▶ Work to complete:
Copy everything from the line with "Recreate this image" down to the line with "plt.rcParams['font.weight'] = 'bold'", inclusive of both, exactly as written; leave out all pictures.

START Material shown

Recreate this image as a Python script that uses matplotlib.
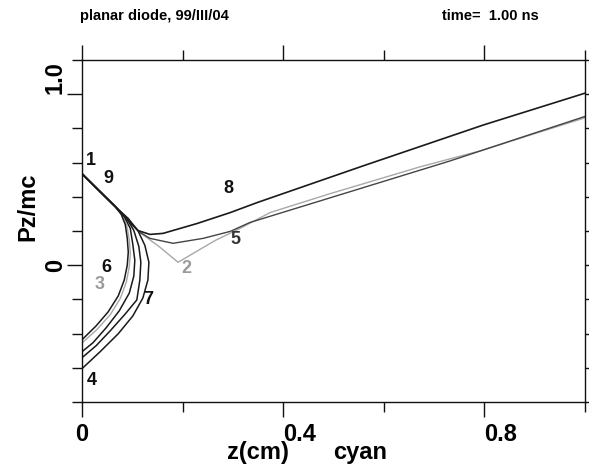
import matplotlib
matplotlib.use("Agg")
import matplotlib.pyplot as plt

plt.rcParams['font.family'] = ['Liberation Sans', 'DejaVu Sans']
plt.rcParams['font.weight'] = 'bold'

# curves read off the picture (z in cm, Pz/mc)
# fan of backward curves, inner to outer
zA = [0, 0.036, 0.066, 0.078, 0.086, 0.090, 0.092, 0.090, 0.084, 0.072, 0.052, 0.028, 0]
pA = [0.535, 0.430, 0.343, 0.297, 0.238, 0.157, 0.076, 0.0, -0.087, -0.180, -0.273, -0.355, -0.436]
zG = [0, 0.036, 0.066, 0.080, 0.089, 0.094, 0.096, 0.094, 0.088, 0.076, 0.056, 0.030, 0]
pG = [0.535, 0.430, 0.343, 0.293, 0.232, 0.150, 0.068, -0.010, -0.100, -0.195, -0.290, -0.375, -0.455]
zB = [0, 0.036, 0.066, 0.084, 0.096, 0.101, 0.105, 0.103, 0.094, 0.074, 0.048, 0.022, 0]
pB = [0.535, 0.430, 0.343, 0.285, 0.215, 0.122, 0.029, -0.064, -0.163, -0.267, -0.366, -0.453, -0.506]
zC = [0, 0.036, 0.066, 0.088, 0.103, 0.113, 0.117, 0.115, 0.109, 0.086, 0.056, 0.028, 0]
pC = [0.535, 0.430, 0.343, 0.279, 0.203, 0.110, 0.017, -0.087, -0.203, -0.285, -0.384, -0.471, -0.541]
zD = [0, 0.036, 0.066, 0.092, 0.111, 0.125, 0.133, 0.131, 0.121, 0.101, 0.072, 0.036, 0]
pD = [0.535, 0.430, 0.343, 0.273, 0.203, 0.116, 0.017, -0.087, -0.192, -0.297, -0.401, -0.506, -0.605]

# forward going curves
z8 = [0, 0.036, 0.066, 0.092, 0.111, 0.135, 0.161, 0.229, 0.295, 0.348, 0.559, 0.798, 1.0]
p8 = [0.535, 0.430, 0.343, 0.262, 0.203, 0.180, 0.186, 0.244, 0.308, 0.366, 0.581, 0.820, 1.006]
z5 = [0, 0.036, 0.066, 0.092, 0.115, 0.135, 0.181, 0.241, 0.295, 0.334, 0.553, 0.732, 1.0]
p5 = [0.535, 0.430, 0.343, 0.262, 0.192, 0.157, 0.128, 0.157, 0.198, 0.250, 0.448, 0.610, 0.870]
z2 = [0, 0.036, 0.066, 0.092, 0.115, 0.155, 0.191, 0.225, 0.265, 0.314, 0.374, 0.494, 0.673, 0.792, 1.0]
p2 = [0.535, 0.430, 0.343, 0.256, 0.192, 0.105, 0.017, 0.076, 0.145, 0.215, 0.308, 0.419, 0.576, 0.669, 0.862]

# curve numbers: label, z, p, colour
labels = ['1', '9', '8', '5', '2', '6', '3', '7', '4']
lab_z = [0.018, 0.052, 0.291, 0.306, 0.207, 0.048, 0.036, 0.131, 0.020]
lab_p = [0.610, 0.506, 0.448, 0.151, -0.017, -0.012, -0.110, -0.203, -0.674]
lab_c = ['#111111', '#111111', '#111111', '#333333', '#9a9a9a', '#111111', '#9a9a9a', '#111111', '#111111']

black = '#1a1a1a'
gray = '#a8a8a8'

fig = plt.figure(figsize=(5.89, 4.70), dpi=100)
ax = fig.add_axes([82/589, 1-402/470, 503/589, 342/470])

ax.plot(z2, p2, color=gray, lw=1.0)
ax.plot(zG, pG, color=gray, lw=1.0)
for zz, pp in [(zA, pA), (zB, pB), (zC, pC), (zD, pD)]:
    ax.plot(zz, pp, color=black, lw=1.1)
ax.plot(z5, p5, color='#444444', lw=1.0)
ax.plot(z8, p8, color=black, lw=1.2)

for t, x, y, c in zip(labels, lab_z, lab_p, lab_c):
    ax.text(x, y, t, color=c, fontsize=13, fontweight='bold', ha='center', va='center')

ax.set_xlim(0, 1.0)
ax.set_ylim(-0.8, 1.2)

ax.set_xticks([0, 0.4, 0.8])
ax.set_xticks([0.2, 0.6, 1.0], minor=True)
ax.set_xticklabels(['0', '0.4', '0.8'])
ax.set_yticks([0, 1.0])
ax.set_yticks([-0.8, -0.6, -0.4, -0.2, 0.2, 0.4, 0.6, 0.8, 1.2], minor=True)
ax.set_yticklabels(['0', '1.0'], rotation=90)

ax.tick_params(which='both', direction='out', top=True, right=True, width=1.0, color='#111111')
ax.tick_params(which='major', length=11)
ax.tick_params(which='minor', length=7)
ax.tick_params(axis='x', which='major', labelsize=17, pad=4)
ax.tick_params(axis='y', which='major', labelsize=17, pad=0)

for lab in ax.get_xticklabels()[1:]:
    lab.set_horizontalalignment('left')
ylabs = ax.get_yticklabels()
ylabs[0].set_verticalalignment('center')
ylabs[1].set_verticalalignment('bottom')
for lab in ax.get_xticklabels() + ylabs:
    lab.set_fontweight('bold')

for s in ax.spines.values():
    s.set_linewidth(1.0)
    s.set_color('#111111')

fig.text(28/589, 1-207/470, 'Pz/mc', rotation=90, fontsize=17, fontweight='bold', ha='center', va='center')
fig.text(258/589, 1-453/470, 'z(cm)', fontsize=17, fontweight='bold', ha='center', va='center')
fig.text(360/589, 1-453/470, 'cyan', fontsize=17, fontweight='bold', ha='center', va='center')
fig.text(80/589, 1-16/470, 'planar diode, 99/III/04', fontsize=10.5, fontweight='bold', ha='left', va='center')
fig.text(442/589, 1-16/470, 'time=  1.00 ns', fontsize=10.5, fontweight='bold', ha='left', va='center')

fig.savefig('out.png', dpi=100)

END Material shown
START Material shown

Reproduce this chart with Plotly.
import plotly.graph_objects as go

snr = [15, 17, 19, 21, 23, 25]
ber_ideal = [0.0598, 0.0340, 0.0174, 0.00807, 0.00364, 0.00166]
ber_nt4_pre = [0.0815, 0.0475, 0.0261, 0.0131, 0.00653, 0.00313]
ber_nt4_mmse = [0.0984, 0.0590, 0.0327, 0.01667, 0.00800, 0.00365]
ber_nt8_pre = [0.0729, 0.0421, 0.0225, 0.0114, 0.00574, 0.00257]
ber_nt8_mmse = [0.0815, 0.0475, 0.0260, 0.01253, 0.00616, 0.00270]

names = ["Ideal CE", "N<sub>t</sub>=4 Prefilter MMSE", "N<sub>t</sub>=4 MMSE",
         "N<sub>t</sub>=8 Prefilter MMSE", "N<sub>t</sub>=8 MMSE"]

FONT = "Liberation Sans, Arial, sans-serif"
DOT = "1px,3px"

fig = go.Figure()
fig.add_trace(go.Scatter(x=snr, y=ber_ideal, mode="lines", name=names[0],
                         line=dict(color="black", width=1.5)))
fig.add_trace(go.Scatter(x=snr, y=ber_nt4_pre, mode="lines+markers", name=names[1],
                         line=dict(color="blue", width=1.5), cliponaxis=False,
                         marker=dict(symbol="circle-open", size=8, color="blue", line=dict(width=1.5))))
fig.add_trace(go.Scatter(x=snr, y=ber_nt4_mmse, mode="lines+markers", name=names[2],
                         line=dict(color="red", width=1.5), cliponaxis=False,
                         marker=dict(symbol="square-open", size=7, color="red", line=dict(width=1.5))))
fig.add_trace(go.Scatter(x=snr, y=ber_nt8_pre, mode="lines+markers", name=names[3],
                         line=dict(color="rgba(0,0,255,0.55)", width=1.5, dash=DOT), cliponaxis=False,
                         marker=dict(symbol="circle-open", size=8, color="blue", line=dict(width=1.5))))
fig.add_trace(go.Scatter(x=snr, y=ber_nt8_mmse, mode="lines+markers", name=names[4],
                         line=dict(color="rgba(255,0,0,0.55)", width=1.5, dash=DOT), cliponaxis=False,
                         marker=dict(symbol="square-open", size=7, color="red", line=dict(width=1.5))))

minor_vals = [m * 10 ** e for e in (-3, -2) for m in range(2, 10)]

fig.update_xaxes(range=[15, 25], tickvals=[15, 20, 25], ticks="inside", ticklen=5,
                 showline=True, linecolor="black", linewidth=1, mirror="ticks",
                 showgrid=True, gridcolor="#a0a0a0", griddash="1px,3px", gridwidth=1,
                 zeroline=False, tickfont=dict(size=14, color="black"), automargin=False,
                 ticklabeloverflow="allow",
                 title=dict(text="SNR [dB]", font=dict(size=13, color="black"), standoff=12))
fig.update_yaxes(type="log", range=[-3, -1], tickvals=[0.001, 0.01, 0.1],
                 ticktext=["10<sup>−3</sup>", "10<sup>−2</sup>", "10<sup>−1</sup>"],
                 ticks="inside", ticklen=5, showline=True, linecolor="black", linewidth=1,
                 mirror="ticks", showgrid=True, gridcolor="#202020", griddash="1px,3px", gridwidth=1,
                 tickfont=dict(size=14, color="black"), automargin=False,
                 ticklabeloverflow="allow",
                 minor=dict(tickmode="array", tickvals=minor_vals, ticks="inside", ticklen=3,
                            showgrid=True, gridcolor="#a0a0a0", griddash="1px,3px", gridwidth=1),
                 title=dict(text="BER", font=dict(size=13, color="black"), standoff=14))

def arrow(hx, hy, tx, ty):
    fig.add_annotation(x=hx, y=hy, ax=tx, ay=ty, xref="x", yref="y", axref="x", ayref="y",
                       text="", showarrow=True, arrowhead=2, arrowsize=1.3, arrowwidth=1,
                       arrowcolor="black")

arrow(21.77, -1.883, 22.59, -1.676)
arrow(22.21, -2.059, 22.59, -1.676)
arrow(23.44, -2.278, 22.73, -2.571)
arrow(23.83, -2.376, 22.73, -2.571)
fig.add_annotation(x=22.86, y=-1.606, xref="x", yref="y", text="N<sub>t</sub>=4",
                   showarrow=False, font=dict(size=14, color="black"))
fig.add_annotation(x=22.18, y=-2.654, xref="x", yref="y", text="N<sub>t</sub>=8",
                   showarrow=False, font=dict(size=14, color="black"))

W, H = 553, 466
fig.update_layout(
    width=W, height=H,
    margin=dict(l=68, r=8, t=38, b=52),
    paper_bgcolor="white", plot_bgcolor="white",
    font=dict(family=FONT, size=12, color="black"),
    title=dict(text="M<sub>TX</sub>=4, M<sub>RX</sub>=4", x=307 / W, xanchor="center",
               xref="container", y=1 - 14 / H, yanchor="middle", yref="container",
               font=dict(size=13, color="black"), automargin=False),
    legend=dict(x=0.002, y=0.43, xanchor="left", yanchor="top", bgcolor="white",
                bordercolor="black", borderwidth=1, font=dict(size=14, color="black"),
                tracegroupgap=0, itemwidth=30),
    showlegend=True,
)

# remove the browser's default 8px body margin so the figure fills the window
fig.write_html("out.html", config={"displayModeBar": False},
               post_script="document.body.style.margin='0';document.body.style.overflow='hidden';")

END Material shown
START Material shown

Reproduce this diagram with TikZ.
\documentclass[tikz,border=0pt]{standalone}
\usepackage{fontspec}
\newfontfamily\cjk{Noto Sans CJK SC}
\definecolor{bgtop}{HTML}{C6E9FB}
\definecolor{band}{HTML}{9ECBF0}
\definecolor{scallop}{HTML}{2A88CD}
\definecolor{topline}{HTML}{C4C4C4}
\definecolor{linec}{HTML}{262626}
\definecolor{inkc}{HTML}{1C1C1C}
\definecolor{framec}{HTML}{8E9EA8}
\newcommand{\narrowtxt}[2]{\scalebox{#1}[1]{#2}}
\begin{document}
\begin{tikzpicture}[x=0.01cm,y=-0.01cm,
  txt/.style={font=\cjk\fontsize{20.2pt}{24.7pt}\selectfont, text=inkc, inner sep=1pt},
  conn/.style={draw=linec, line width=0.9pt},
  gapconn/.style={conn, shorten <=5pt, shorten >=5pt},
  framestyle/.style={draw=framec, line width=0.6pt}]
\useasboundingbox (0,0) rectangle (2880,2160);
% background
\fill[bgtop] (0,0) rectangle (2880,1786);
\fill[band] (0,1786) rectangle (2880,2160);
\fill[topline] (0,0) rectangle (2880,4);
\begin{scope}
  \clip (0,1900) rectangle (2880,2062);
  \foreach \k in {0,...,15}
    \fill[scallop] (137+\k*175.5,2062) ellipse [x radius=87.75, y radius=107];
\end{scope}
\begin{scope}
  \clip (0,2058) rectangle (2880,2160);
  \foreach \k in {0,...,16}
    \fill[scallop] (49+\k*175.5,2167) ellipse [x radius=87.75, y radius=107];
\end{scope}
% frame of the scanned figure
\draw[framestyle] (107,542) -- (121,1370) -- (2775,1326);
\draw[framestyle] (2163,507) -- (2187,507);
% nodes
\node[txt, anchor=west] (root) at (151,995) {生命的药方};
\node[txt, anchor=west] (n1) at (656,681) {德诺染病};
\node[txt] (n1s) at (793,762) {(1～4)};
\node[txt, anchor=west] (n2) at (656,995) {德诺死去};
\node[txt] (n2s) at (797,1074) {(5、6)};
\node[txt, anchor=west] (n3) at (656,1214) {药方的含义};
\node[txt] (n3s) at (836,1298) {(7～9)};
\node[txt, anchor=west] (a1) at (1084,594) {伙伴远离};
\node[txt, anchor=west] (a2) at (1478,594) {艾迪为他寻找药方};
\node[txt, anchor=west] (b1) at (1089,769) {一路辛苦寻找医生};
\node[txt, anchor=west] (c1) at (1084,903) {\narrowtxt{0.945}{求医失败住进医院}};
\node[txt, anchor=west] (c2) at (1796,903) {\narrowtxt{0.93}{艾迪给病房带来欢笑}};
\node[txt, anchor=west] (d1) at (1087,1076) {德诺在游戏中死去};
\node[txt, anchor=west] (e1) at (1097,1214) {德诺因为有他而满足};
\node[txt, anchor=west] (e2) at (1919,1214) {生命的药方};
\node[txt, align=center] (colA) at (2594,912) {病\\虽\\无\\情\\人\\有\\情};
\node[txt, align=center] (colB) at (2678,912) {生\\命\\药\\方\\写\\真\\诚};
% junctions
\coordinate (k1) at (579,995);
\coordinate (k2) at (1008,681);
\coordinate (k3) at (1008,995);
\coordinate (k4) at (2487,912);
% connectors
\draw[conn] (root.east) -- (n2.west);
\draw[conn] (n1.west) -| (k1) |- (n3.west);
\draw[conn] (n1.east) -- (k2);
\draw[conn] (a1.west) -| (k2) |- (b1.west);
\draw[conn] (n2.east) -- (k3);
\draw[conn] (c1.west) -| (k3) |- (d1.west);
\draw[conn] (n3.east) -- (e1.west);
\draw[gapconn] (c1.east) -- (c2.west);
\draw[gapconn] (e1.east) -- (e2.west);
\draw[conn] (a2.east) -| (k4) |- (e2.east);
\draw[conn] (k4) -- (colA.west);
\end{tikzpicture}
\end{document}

END Material shown

▶ Solution:
Recreate this image as a Python script that uses matplotlib.
import matplotlib
matplotlib.use("Agg")
import matplotlib.pyplot as plt

plt.rcParams['font.family'] = ['Liberation Sans', 'DejaVu Sans']
plt.rcParams['font.weight'] = 'bold'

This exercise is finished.